Hardwood flooring generally consists of a number of elongate tongue-and-groove type planks individually fitted close to one another and then fastened in position to a subjacent subfloor. To fasten these hardwood planks to the subfloor of a room composed for example of plywood plates or floor joists, it is known to use a mallet-operated nailer. Such a nailer generally comprises a main body with a floor-engageable shoe mounted to its bottom surface, upon which the tool rests against a hardwood plank prior to discharging a fastener in the latter. Such a nailer also comprises a magazine holding fasteners such as straight metallic L- or T-shaped barbed straight cleats or U-shaped straight staples, and feeding them to a fastener discharge mechanism.
To fasten a hardwood plank to the subfloor, a workman has to lay the nailer onto a hardwood plank, and then use a mallet to strike an anvil member of the fastener discharge mechanism. When a mallet strikes the anvil member of the tool, a straight and elongated plunger of the fastener discharge mechanism is axially actuated to strike a cleat held in the magazine, this cleat being then forcibly ejected out of the tool. In order to achieve better anchoring of the plank to the subfloor, some nailers drive the fasteners through the plank and into the subfloor in an oblique direction (for example at 45° from the horizontal direction), as opposed to being driven in the planks vertically.

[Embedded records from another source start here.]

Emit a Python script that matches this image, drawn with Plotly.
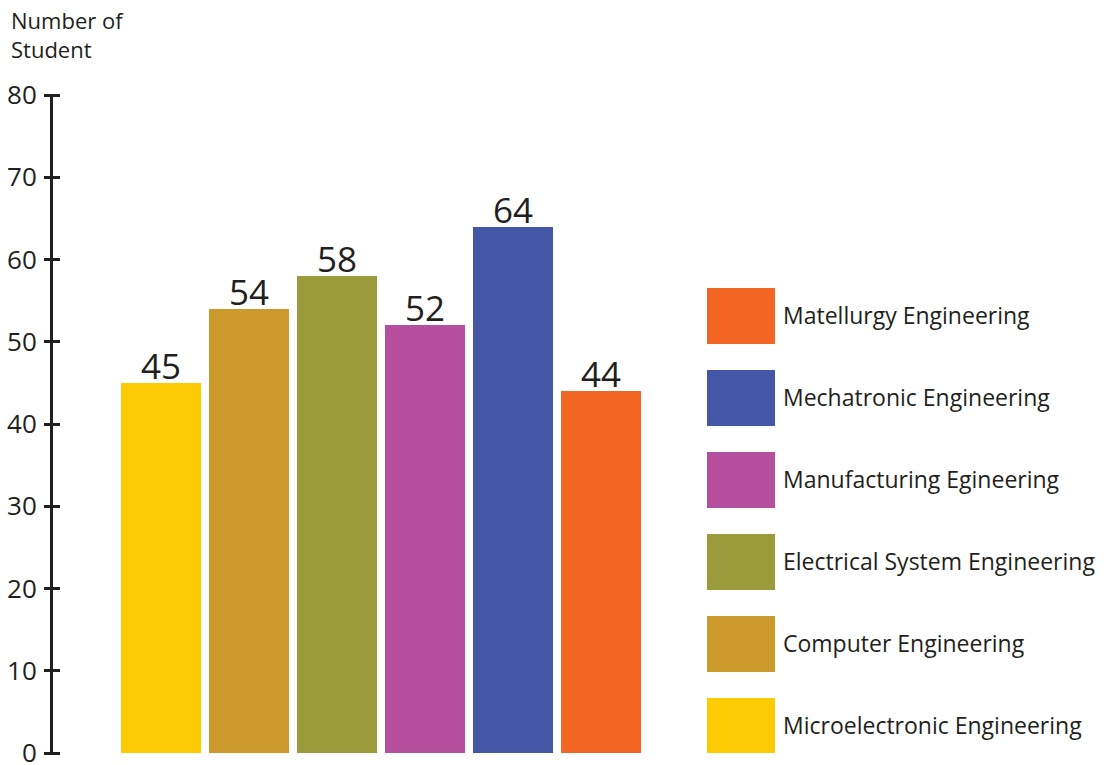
import plotly.graph_objects as go

categories = ["Microelectronic Engineering", "Computer Engineering", "Electrical System Engineering",
              "Manufacturing Egineering", "Mechatronic Engineering", "Matellurgy Engineering"]
values = [45, 54, 58, 52, 64, 44]
colors = ["#FDCB04", "#CC9A2C", "#9A9B3A", "#B74F9F", "#4457A7", "#F26522"]
y_ticks = [0, 10, 20, 30, 40, 50, 60, 70, 80]
legend_len = [1, 1, 1, 1, 1, 1]

W, H = 1110, 765
ML, MT = 51, 95
MB = H - 753
PW = W - ML
PH = H - MT - MB

def px_x(p):
    return (p - ML) / PW

def px_y(p):
    return 1 - (p - MT) / PH

FONT = "Open Sans"
DARK = "#231f20"

fig = go.Figure()
fig.add_trace(go.Bar(
    x=categories, y=values, marker=dict(color=colors, line=dict(width=0)),
    cliponaxis=False, xaxis="x", yaxis="y", showlegend=False, width=80/88, hoverinfo="skip",
))
fig.add_trace(go.Bar(
    y=categories, x=legend_len, orientation="h",
    marker=dict(color=colors, line=dict(width=0)),
    xaxis="x2", yaxis="y2", showlegend=False, width=56/82, hoverinfo="skip",
))
# invisible trace that activates the overlay axis drawing the vertical axis line
fig.add_trace(go.Scatter(x=categories, y=values, mode="markers", marker=dict(opacity=0),
                         xaxis="x", yaxis="y3", showlegend=False, hoverinfo="skip"))

value_labels = [dict(x=c, y=v, xref="x", yref="y", text=str(v), showarrow=False,
                     yanchor="bottom", yshift=-8,
                     font=dict(size=35, color=DARK, family=FONT))
                for c, v in zip(categories, values)]

fig.update_layout(
    width=W, height=H,
    margin=dict(l=ML, r=0, t=MT, b=MB, autoexpand=False),
    paper_bgcolor="white", plot_bgcolor="white",
    font=dict(family=FONT, color=DARK),
    xaxis=dict(domain=[px_x(61), px_x(645)], range=[-100 / 88, 5.5], visible=False,
               automargin=False),
    yaxis=dict(range=[0, 80], tickvals=y_ticks, ticks="outside", ticklen=16, tickwidth=2.5,
               tickcolor=DARK, showline=False, showgrid=False,
               zeroline=False, tickfont=dict(size=26, color=DARK, family=FONT),
               ticklabelstandoff=2, ticklabeloverflow="allow", automargin=False),
    yaxis3=dict(range=[0, 80], overlaying="y", anchor="free", position=0, side="left",
                showline=True, linewidth=3, linecolor=DARK, ticks="", showticklabels=False,
                showgrid=False, zeroline=False, automargin=False),
    xaxis2=dict(domain=[px_x(707), px_x(775)], range=[0, 1], visible=False, automargin=False),
    yaxis2=dict(anchor="x2", side="right", range=[-0.329, 7.695], showgrid=False,
                zeroline=False, showline=False, ticks="", automargin=False,
                tickfont=dict(size=23, color=DARK, family=FONT), ticklabelstandoff=7),
    annotations=[dict(text="Number of<br>Student", xref="paper", yref="paper",
                      x=px_x(9), y=px_y(3), xanchor="left", yanchor="top", align="left",
                      showarrow=False, font=dict(size=22, color=DARK, family=FONT))]
                + value_labels,
    bargap=0,
)

fig.write_html("out.html", config={"displayModeBar": False},
               post_script="document.body.style.margin='0';document.body.style.overflow='hidden';")
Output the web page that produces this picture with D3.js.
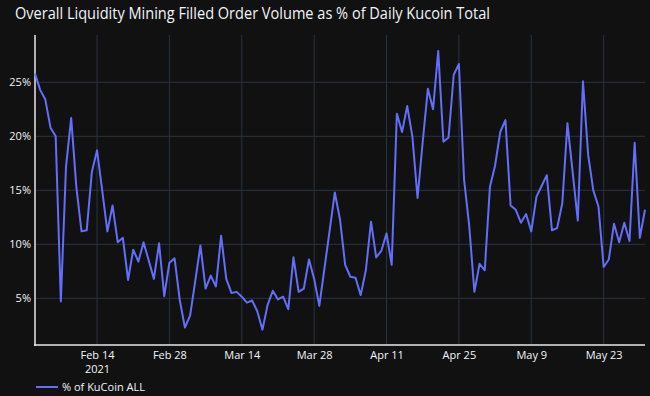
<!DOCTYPE html>
<html>
<head>
<meta charset="utf-8">
<script src="https://cdn.jsdelivr.net/npm/d3@7"></script>
<style>
html,body{margin:0;padding:0;background:#111111;}
svg{display:block;}
text{font-family:"Open Sans", "DejaVu Sans", sans-serif;fill:#f2f5fa;}
</style>
</head>
<body>
<svg id="chart" width="650" height="396"></svg>
<script>
const titleText = "Overall Liquidity Mining Filled Order Volume as % of Daily Kucoin Total";
const seriesName = "% of KuCoin ALL";
const startDate = "2021-02-02";
const values = [
  25.8, 24.3, 23.4, 20.8, 20.0, 4.7, 17.2, 21.7, 15.3, 11.2,
  11.3, 16.7, 18.7, 15.0, 11.2, 13.6, 10.2, 10.6, 6.7, 9.5,
  8.4, 10.2, 8.5, 6.8, 10.1, 5.2, 8.3, 8.7, 4.85, 2.3,
  3.4, 6.6, 9.9, 5.9, 7.1, 6.1, 10.8, 6.8, 5.5, 5.6,
  5.15, 4.6, 4.8, 3.8, 2.1, 4.4, 5.7, 4.9, 5.15, 4.0,
  8.8, 5.6, 5.9, 8.6, 6.8, 4.3, 7.8, 11.3, 14.8, 12.3,
  8.1, 7.0, 6.9, 5.3, 7.6, 12.1, 8.8, 9.4, 11.0, 8.1,
  22.1, 20.4, 22.8, 20.0, 14.3, 19.5, 24.4, 22.5, 27.9, 19.5,
  19.9, 25.7, 26.7, 16.0, 11.7, 5.6, 8.2, 7.6, 15.3, 17.3,
  20.4, 21.5, 13.6, 13.2, 12.0, 12.8, 11.2, 14.4, 15.4, 16.4,
  11.3, 11.5, 13.8, 21.2, 16.7, 12.2, 25.1, 18.3, 15.0, 13.5,
  7.9, 8.6, 11.9, 10.2, 12.0, 10.3, 19.4, 10.6, 13.2
];
const yTicks = [5, 10, 15, 20, 25];
const xTickDates = ["2021-02-14", "2021-02-28", "2021-03-14", "2021-03-28", "2021-04-11", "2021-04-25", "2021-05-09", "2021-05-23"];

const start = new Date(startDate + "T00:00:00Z");
const data = values.map((v, i) => ({date: d3.utcDay.offset(start, i), value: v}));

const W = 650, H = 396;
const m = {left: 35, right: 5, top: 35, bottom: 51};
const svg = d3.select("#chart");
svg.append("rect").attr("width", W).attr("height", H).attr("fill", "#111111");

const x = d3.scaleUtc()
  .domain(d3.extent(data, d => d.date))
  .range([m.left, W - m.right]);
const y = d3.scaleLinear()
  .domain([0.68, 29.38])
  .range([H - m.bottom, m.top]);

const xt = xTickDates.map(s => new Date(s + "T00:00:00Z"));

// grid
const grid = svg.append("g");
grid.selectAll("line.v").data(xt).join("line")
  .attr("x1", d => x(d)).attr("x2", d => x(d))
  .attr("y1", m.top).attr("y2", H - m.bottom)
  .attr("stroke", "#283442").attr("stroke-width", 1);
grid.selectAll("line.h").data(yTicks).join("line")
  .attr("x1", m.left).attr("x2", W - m.right)
  .attr("y1", d => y(d)).attr("y2", d => y(d))
  .attr("stroke", "#283442").attr("stroke-width", 1);

// axes
const fmt = d3.utcFormat("%b %-d");
const xAxis = d3.axisBottom(x).tickValues(xt).tickSize(0).tickPadding(6)
  .tickFormat(d => fmt(d));
const gx = svg.append("g").attr("transform", `translate(0,${H - m.bottom})`).call(xAxis);
gx.select(".domain").remove();
gx.selectAll("text").attr("font-size", 11).attr("fill", "#f2f5fa")
  .attr("font-family", '"Open Sans", sans-serif');
gx.selectAll(".tick").filter((d, i) => i === 0).append("text")
  .attr("y", 20).attr("dy", "0.71em").attr("text-anchor", "middle")
  .attr("font-size", 11).attr("fill", "#f2f5fa").text(d3.utcFormat("%Y")(xt[0]));

const yAxis = d3.axisLeft(y).tickValues(yTicks).tickSize(0).tickPadding(4)
  .tickFormat(d => d + "%");
const gy = svg.append("g").attr("transform", `translate(${m.left},0)`).call(yAxis);
gy.select(".domain").remove();
gy.selectAll("text").attr("font-size", 11).attr("fill", "#f2f5fa")
  .attr("font-family", '"Open Sans", sans-serif');

// axis lines
svg.append("line").attr("x1", m.left).attr("x2", m.left)
  .attr("y1", m.top).attr("y2", H - m.bottom + 1)
  .attr("stroke", "#e8e8e8").attr("stroke-width", 1.5);
svg.append("line").attr("x1", m.left - 1).attr("x2", W - m.right)
  .attr("y1", H - m.bottom).attr("y2", H - m.bottom)
  .attr("stroke", "#e8e8e8").attr("stroke-width", 1.5);

// line
svg.append("path").datum(data)
  .attr("fill", "none").attr("stroke", "#636efa").attr("stroke-width", 2)
  .attr("stroke-linejoin", "round")
  .attr("d", d3.line().x(d => x(d.date)).y(d => y(d.value)));

// title
svg.append("text").attr("x", 15).attr("y", 19)
  .attr("font-size", 16).attr("textLength", 475).attr("lengthAdjust", "spacingAndGlyphs")
  .attr("fill", "#f2f5fa").text(titleText);

// legend
svg.append("line").attr("x1", 36).attr("x2", 58).attr("y1", 387).attr("y2", 387)
  .attr("stroke", "#636efa").attr("stroke-width", 2);
svg.append("text").attr("x", 62).attr("y", 387).attr("dy", "0.35em")
  .attr("font-size", 11).attr("fill", "#f2f5fa").text(seriesName);
</script>
</body>
</html>
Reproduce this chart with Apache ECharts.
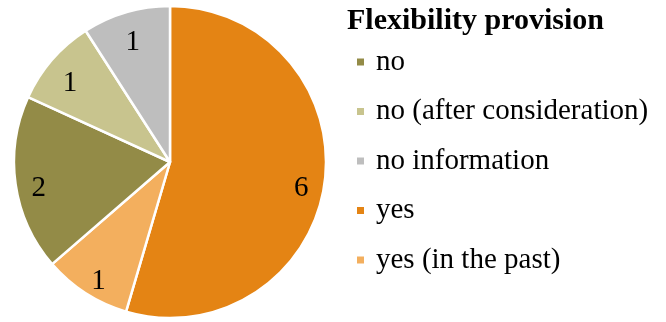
<!DOCTYPE html>
<html>
<head>
<meta charset="utf-8">
<script src="https://cdn.jsdelivr.net/npm/echarts@6/dist/echarts.min.js"></script>
<style>
  html, body { margin: 0; padding: 0; background: #fff; }
  #chart { width: 666px; height: 322px; }
</style>
</head>
<body>
<div id="chart"></div>
<script>
// Flexibility provision: number of cases per answer
const sliceNames = ['yes', 'yes (in the past)', 'no', 'no (after consideration)', 'no information'];
const sliceValues = [6, 1, 2, 1, 1];
const sliceColors = ['#E48414', '#F3AF5E', '#938B47', '#C8C48E', '#BEBEBE'];
const legendOrder = ['no', 'no (after consideration)', 'no information', 'yes', 'yes (in the past)'];
const legendTitle = 'Flexibility provision';

const serif = '"Liberation Serif", "Times New Roman", serif';
const center = [170, 162];
const outerR = 156;

const pieData = sliceNames.map((name, i) => ({
  name: name,
  value: sliceValues[i],
  itemStyle: { color: sliceColors[i] }
}));

const chart = echarts.init(document.getElementById('chart'), null, { renderer: 'canvas' });
chart.setOption({
  animation: false,
  backgroundColor: '#ffffff',
  title: {
    text: legendTitle,
    left: 347,
    top: 4,
    padding: 0,
    textStyle: { fontFamily: serif, fontWeight: 'bold', fontSize: 30, color: '#000', lineHeight: 34 }
  },
  legend: {
    orient: 'vertical',
    left: 355,
    top: 46,
    padding: 0,
    data: legendOrder,
    icon: 'rect',
    itemWidth: 9,
    itemHeight: 9,
    itemGap: 17.5,
    selectedMode: false,
    textStyle: { fontFamily: serif, fontSize: 29, color: '#000', lineHeight: 32, padding: [0, 0, 0, 6] }
  },
  series: [
    {
      type: 'pie',
      center: center,
      radius: [0, outerR],
      startAngle: 90,
      clockwise: true,
      silent: true,
      label: { show: false },
      labelLine: { show: false },
      itemStyle: { borderColor: '#ffffff', borderWidth: 2.5 },
      data: pieData
    },
    {
      // transparent ring that carries the value labels near the rim
      type: 'pie',
      center: center,
      radius: [outerR * 0.66, outerR],
      startAngle: 90,
      clockwise: true,
      silent: true,
      legendHoverLink: false,
      itemStyle: { color: 'rgba(0,0,0,0)', borderWidth: 0 },
      label: {
        show: true,
        position: 'inside',
        formatter: '{c}',
        fontFamily: serif,
        fontSize: 29,
        color: '#000',
        offset: [0, 8]
      },
      labelLine: { show: false },
      data: sliceNames.map((name, i) => ({ name: name, value: sliceValues[i], itemStyle: { color: 'rgba(0,0,0,0)' } }))
    }
  ]
});
</script>
</body>
</html>
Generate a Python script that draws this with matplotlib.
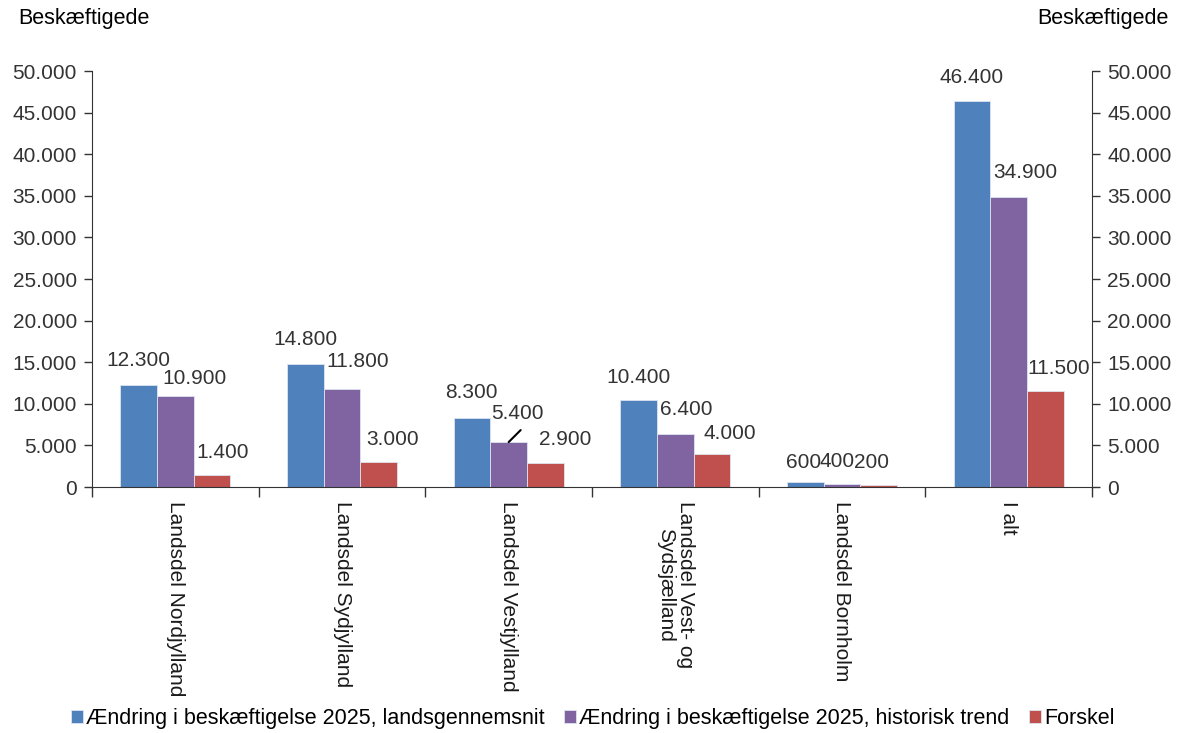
import matplotlib
matplotlib.use('Agg')
import matplotlib.pyplot as plt
import matplotlib.ticker as mticker
import numpy as np

plt.rcParams['font.family'] = ['Liberation Sans', 'DejaVu Sans']

categories = ['Landsdel Nordjylland', 'Landsdel Sydjylland', 'Landsdel Vestjylland',
              'Landsdel Vest- og\nSydsjælland', 'Landsdel Bornholm', 'I alt']
lands = [12300, 14800, 8300, 10400, 600, 46400]
trend = [10900, 11800, 5400, 6400, 400, 34900]
forskel = [1400, 3000, 2900, 4000, 200, 11500]
series_names = ['Ændring i beskæftigelse 2025, landsgennemsnit',
                'Ændring i beskæftigelse 2025, historisk trend',
                'Forskel']
colors = ['#4F81BD', '#8064A2', '#C0504D']

# label offsets in pixels (dx, dy of label centre relative to bar top centre)
label_dx = [[0, 0, -1, 0, -2, 0],
            [19, 16, 9, 11, -5, 17],
            [11, 14, 20, 18, -7, 13]]
label_dy = [[24, 24, 25, 23, 20, 23],
            [18, 27, 29, 24, 22, 24],
            [23, 23, 23, 20, 23, 23]]


def fmt(v, pos=None):
    return f'{int(v):,}'.replace(',', '.')


fig = plt.figure(figsize=(11.86, 7.33), dpi=100)
ax = fig.add_axes([0.0776, 0.3356, 0.8431, 0.5675])

x = np.arange(len(categories))
w = 0.22
data = [lands, trend, forskel]
for i, (vals, c, name) in enumerate(zip(data, colors, series_names)):
    xs = x + (i - 1) * w
    ax.bar(xs, vals, w, color=c, edgecolor='#dde4ee', linewidth=0.6, label=name)
    for j, (xx, v) in enumerate(zip(xs, vals)):
        ax.annotate(fmt(v), xy=(xx, v), xytext=(label_dx[i][j], label_dy[i][j]),
                    textcoords='offset pixels', ha='center', va='center',
                    fontsize=15, color='#333333')

# leader line for the Vestjylland trend label
ax.annotate('', xy=(x[2], trend[2]), xytext=(12, 12), textcoords='offset pixels',
            arrowprops=dict(arrowstyle='-', color='black', lw=1.5, shrinkA=0, shrinkB=0))

ax.set_xlim(-0.5, len(categories) - 0.5)
ax.set_ylim(0, 50000)
ax.yaxis.set_major_locator(mticker.MultipleLocator(5000))
ax.yaxis.set_major_formatter(mticker.FuncFormatter(fmt))
ax.tick_params(axis='y', labelsize=15, labelcolor='#333333', length=6, width=1,
               color='#333333', pad=5)

ax.set_xticks(x)
ax.set_xticklabels(categories, rotation=270, fontsize=15, color='#1a1a1a',
                   va='top', ha='center', linespacing=1.05)
ax.tick_params(axis='x', length=0, pad=10)
ax.set_xticks(np.arange(len(categories) + 1) - 0.5, minor=True)
ax.tick_params(axis='x', which='minor', length=7, width=1, color='#333333')

for s in ['top', 'right']:
    ax.spines[s].set_visible(False)
for s in ['left', 'bottom']:
    ax.spines[s].set_color('#333333')

ax2 = ax.twinx()
ax2.set_ylim(0, 50000)
ax2.yaxis.set_major_locator(mticker.MultipleLocator(5000))
ax2.yaxis.set_major_formatter(mticker.FuncFormatter(fmt))
ax2.tick_params(axis='y', labelsize=15, labelcolor='#333333', length=6, width=1,
                color='#333333', pad=5)
for s in ['top', 'left', 'bottom']:
    ax2.spines[s].set_visible(False)
ax2.spines['right'].set_color('#333333')

fig.text(0.015, 0.975, 'Beskæftigede', fontsize=15.5, ha='left', va='center')
fig.text(0.985, 0.975, 'Beskæftigede', fontsize=15.5, ha='right', va='center')

fig.legend(loc='center', bbox_to_anchor=(0.5, 0.02), ncol=3, frameon=False,
           fontsize=15.5, handlelength=0.55, handleheight=0.55, handletextpad=0.15,
           columnspacing=0.9)

fig.savefig('out.png', dpi=100)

However, known nailers driving fasteners in an oblique fashion in hardwood planks cannot reach areas very close to upright walls. The reason for this is inter alia that the whole nailer tool itself, including its main piston and the trigger valve thereof, are at 45° from the vertical, and also the anvil member which upwardly diverges towards the upright wall, and thus there is no clearance available for passage of the mallet during striking action of the anvil member, or even for a tool released by a power assist hand trigger (that does not need mallet strike). The hardwood planks located parallel to an upright wall in closely spaced fashion cannot be anchored to the subfloor using such nailers, and the fasteners must instead be driven vertically, e.g. using a manual hammer and nail, into the hardwood plank edge portions adjacent to walls.